PhyloBuilder is designed to assist biologists in phylogenomic analysis of a protein, starting with the identification of family members (homologs), and proceeding to multiple sequence alignment and phylogenetic tree construction. The PhyloBuilder "pipeline" combines many of Berkeley Phylogenomics Group's tools to create a protein family based on your own protein of interest. These tools include the FlowerPower algorithm (see below), used to identify protein family members; and the SCI-PHY program (see below), used to identify groups of proteins ("subfamilies") within your protein family that have close evolutionary and functional relationships. More information.
FlowerPower is a protein homology clustering algorithm, similar to PSI-BLAST in its iterated approach to alignment, profile construction, and homolog identification, but with distinct differences. FlowerPower includes phylogenetic tree construction, subfamily identification, and subfamily HMM construction in the clustering and alignment process. This enables FlowerPower to avoid some of the common pitfalls of protein clustering methods (particularly profile drift). FlowerPower can also be parameterized for use in phylogenomic analysis for protein functional classification, where global-global alignment of all proteins in the set is required for accuracy of molecular function inference.
SCI-PHY is Berkelely Phylogenomics Group's "Subfamily Classification In PHYlogenomics" program. Given a multiple sequence alignment, SCI-PHY uses a minimum-encoding-cost criterion to create subfamilies intended to represent proteins with close evolutionary and functional relationships. Outputs include subfamily definitions and hidden Markov models (HMMs) in both HMMER and UCSC SAM formats.
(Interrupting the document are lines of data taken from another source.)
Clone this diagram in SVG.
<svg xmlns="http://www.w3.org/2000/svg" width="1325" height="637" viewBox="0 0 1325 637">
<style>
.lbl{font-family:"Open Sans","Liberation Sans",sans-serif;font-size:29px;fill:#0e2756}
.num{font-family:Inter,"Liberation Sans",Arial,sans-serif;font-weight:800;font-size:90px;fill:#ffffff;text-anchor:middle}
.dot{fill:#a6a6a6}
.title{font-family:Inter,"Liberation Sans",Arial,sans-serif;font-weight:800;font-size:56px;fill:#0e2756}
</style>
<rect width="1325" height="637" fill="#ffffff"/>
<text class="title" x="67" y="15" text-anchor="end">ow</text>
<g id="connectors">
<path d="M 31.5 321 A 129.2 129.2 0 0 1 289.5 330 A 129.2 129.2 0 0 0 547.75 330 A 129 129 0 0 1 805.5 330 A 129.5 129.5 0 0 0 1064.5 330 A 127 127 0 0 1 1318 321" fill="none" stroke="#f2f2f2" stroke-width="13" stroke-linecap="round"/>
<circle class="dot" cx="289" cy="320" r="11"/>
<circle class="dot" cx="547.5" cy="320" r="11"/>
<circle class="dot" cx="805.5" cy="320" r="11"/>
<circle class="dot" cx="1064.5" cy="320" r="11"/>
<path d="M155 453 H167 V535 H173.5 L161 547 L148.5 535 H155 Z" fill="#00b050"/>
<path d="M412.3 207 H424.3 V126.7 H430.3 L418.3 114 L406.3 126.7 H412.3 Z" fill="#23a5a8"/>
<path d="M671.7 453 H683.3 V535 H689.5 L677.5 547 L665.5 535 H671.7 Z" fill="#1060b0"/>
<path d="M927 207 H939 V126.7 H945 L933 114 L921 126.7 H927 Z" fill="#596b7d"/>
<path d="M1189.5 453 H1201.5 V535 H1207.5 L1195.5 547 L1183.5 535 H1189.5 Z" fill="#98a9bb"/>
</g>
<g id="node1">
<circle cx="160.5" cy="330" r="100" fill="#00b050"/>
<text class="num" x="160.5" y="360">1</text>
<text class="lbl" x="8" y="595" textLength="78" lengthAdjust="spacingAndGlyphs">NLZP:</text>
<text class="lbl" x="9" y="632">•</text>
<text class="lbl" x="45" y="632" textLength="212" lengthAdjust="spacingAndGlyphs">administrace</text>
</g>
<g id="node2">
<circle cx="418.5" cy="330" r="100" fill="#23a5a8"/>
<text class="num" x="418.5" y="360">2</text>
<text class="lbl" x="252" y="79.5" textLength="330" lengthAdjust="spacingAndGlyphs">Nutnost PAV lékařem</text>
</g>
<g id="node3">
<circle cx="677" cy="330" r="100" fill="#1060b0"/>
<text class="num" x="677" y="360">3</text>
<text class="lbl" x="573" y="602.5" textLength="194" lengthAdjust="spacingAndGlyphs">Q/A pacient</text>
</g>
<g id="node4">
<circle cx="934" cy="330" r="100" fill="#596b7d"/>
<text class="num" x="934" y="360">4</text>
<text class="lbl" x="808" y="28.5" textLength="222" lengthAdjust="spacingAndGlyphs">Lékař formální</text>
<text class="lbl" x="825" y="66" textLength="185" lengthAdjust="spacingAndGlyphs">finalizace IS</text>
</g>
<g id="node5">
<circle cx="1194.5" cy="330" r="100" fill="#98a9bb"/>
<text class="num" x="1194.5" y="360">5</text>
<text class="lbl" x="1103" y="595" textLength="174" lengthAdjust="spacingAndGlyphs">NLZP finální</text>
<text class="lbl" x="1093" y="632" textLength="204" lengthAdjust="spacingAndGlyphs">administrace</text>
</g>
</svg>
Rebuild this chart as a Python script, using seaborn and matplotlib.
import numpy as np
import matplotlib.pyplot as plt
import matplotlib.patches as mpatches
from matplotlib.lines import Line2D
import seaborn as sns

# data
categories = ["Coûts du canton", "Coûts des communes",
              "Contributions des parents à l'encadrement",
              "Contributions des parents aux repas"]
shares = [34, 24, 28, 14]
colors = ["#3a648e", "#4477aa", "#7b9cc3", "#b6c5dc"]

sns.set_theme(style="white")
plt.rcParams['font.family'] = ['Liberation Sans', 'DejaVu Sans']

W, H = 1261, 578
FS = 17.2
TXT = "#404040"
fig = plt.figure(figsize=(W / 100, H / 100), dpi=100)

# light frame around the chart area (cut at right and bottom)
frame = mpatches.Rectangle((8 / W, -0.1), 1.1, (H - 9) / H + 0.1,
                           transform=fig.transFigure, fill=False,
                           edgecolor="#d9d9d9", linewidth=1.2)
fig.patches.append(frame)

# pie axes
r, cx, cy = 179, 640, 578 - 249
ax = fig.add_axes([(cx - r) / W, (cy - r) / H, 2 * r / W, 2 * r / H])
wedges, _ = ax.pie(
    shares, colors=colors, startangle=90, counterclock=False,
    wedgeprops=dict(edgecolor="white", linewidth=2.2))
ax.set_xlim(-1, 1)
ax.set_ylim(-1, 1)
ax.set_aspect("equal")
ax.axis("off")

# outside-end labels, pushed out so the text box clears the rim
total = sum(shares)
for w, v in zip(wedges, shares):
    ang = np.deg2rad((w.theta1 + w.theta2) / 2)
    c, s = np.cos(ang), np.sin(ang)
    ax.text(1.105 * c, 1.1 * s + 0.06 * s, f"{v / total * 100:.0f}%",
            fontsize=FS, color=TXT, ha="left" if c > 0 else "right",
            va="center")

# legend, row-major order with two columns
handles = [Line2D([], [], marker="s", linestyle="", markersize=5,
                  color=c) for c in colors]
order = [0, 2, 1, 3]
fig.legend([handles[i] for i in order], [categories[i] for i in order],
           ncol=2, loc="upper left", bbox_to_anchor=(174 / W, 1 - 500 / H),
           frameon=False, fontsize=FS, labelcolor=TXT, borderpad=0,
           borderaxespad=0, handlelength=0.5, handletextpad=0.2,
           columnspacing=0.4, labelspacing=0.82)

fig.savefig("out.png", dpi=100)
SATCHMO is Berkeley Phylogenomics Group's "Simultaneous Alignment and Tree Construction using Hidden Markov mOdels" program. SATCHMO simultaneously constructs a tree and a set of multiple sequence alignments, one for each internal node of the tree. The alignment at a given node contains all sequences within its sub-tree, and predicts which positions in those sequences are alignable and which are not.